D’après Hoda Zakaria, sociologue, après l’exode rural qui a commencé dans les années 1970, beaucoup de personnes sont arrivées de petits villages pour s’établir dans les quartiers populaires de la capitale. Elles ont gardé leurs traditions et coutumes. « Notre culture est d’observer le nouveau venu et s’arroger le rôle de gardien des moeurs », explique-t-elle.

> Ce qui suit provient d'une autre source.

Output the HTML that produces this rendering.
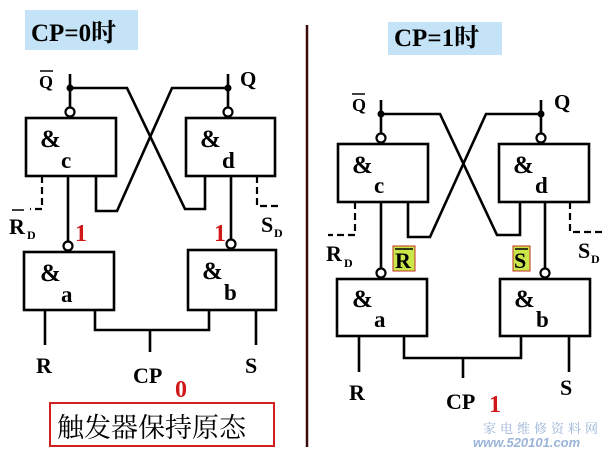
<!DOCTYPE html>
<html><head><meta charset="utf-8"><style>
html,body{margin:0;padding:0;background:#fff;}
svg{display:block;}
text{font-family:"Liberation Serif","Noto Serif CJK SC",serif;font-weight:bold;}
</style></head><body>
<svg width="602" height="449" viewBox="0 0 602 449" xmlns="http://www.w3.org/2000/svg">
<g stroke="#000" stroke-width="2.6" fill="none">
<rect x="26" y="118" width="90" height="58"/>
<rect x="186" y="118" width="89" height="58"/>
<rect x="24" y="252" width="90" height="58"/>
<rect x="188" y="250" width="88" height="60"/>
<line x1="70" y1="74" x2="70" y2="108"/>
<line x1="228" y1="74" x2="228" y2="108"/>
<polyline points="70,88 127,88 185,209 205,209 205,176"/>
<polyline points="228,88 172,88 117,211 96,211 96,176"/>
<line x1="68" y1="176" x2="68" y2="242"/>
<line x1="231" y1="176" x2="231" y2="240"/>
<line x1="45" y1="310" x2="45" y2="345"/>
<polyline points="95,310 95,330 209,330 209,310"/>
<line x1="150" y1="330" x2="150" y2="352"/>
<line x1="256" y1="310" x2="256" y2="345"/>
<rect x="338" y="144" width="90" height="58"/>
<rect x="499" y="144" width="90" height="58"/>
<rect x="337" y="279" width="90" height="57"/>
<rect x="500" y="279" width="90" height="57"/>
<line x1="381" y1="100" x2="381" y2="134"/>
<line x1="541" y1="100" x2="541" y2="134"/>
<polyline points="381,114 440,114 497,235 520,235 520,202"/>
<polyline points="541,114 486,114 430,237 408,237 408,202"/>
<line x1="381" y1="202" x2="381" y2="269"/>
<line x1="545" y1="202" x2="545" y2="269"/>
<line x1="359" y1="336" x2="359" y2="372"/>
<polyline points="404,336 404,358 521,358 521,336"/>
<line x1="463" y1="358" x2="463" y2="378"/>
<line x1="569" y1="336" x2="569" y2="372"/>
</g>
<g stroke="#000" stroke-width="2.2" fill="none" stroke-dasharray="7,4">
<polyline points="42,176 42,209 30,209"/>
<polyline points="257,176 257,206 282,206"/>
<polyline points="355,202 355,235 328,235"/>
<polyline points="570,202 570,232 602,232"/>
</g>
<g stroke="#000" stroke-width="2.2" fill="#fff">
<circle cx="70" cy="112" r="4.5"/><circle cx="228" cy="112" r="4.5"/>
<circle cx="68" cy="246" r="4.5"/><circle cx="231" cy="244" r="4.5"/>
<circle cx="381" cy="138" r="4.5"/><circle cx="541" cy="138" r="4.5"/>
<circle cx="381" cy="273" r="4.5"/><circle cx="545" cy="273" r="4.5"/>
</g>
<g fill="#000"><circle cx="70" cy="88" r="3.5"/><circle cx="228" cy="88" r="3.5"/><circle cx="381" cy="114" r="3.5"/><circle cx="541" cy="114" r="3.5"/></g>
<rect x="25" y="10" width="113" height="40" fill="#c5e3f6"/>
<text x="31" y="41" font-size="25">CP=0时</text>
<rect x="388" y="22" width="114" height="33" fill="#c5e3f6"/>
<text x="394" y="46" font-size="25">CP=1时</text>
<line x1="307" y1="25" x2="307" y2="447" stroke="#3a0a0a" stroke-width="2.5"/>
<g font-size="22">
<text x="39" y="88" font-size="18">Q</text><line x1="40" y1="71" x2="53" y2="71" stroke="#000" stroke-width="1.5"/>
<text x="240" y="86" font-size="21">Q</text>
<text x="40" y="147" font-size="25">&amp;</text><text x="61" y="168" font-size="23">c</text>
<text x="200" y="147" font-size="25">&amp;</text><text x="222" y="168" font-size="23">d</text>
<text x="40" y="281" font-size="25">&amp;</text><text x="61" y="302" font-size="23">a</text>
<text x="202" y="279" font-size="25">&amp;</text><text x="224" y="300" font-size="23">b</text>
<text x="9" y="234">R</text><text x="27" y="239" font-size="12">D</text><line x1="12" y1="210" x2="24" y2="210" stroke="#000" stroke-width="1.5"/>
<text x="261" y="232">S</text><text x="274" y="237" font-size="12">D</text>
<text x="75" y="241" fill="#d01818" font-size="24">1</text>
<text x="214" y="241" fill="#d01818" font-size="24">1</text>
<text x="36" y="373">R</text>
<text x="133" y="383">CP</text>
<text x="175" y="397" fill="#d01818" font-size="24">0</text>
<text x="245" y="373">S</text>
<text x="352" y="111" font-size="18">Q</text><line x1="352" y1="94" x2="365" y2="94" stroke="#000" stroke-width="1.5"/>
<text x="554" y="109" font-size="21">Q</text>
<text x="352" y="173" font-size="25">&amp;</text><text x="374" y="193" font-size="23">c</text>
<text x="513" y="173" font-size="25">&amp;</text><text x="535" y="193" font-size="23">d</text>
<text x="352" y="307" font-size="25">&amp;</text><text x="374" y="327" font-size="23">a</text>
<text x="514" y="307" font-size="25">&amp;</text><text x="536" y="327" font-size="23">b</text>
<text x="326" y="261">R</text><text x="344" y="267" font-size="12">D</text>
<text x="578" y="258">S</text><text x="591" y="263" font-size="12">D</text>
<rect x="393" y="246" width="22" height="25" fill="#c8e84a" stroke="#c03020" stroke-width="1"/>
<text x="395" y="268">R</text><line x1="395" y1="249" x2="413" y2="249" stroke="#000" stroke-width="1.5"/>
<rect x="513" y="246" width="17" height="25" fill="#c8e84a" stroke="#c03020" stroke-width="1"/>
<text x="514" y="268">S</text><line x1="515" y1="249" x2="528" y2="249" stroke="#000" stroke-width="1.5"/>
<text x="349" y="400">R</text>
<text x="446" y="409">CP</text>
<text x="489" y="412" fill="#d01818" font-size="24">1</text>
<text x="560" y="395">S</text>
</g>
<rect x="50" y="403" width="224" height="43" fill="none" stroke="#d02020" stroke-width="2"/>
<text x="57" y="437" font-size="27" style="font-family:'Noto Serif CJK SC',serif;font-weight:normal">触发器保持原态</text>
<text x="483" y="433" font-size="13" fill="#9ab4d8" style="font-family:'Noto Serif CJK SC',serif;font-weight:normal" letter-spacing="4">家电维修资料网</text>
<text x="473" y="447" font-size="13" fill="#9ab4d8" font-style="italic" style="font-family:'Liberation Sans',sans-serif">www.520101.com</text>
</svg>
</body></html>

Walid Hendi, conseiller de santé psychique, pense que si une personne intervient dans la vie privée des autres, c’est peut-être parce qu’elle souffre d’un manque de confiance en soi et le meilleur moyen pour elle de prouver son existence est de se mêler de tout et en particulier de ce qui ne la regarde pas. « Ceux qui s’arrogent le droit d’espionner les gens souffrent plutôt d’un manque de soutien social, car ils n’ont pas pu se réaliser sur le plan familial ou sur le plan professionnel. Alors, ils cherchent à prouver leur existence autrement, surtout en jugeant les autres ou en imposant des restrictions qui entravent les libertés. De telles attitudes donnent un sentiment de réussite illusoire à la personne qui se mêle des affaires des autres », conclut Hendi.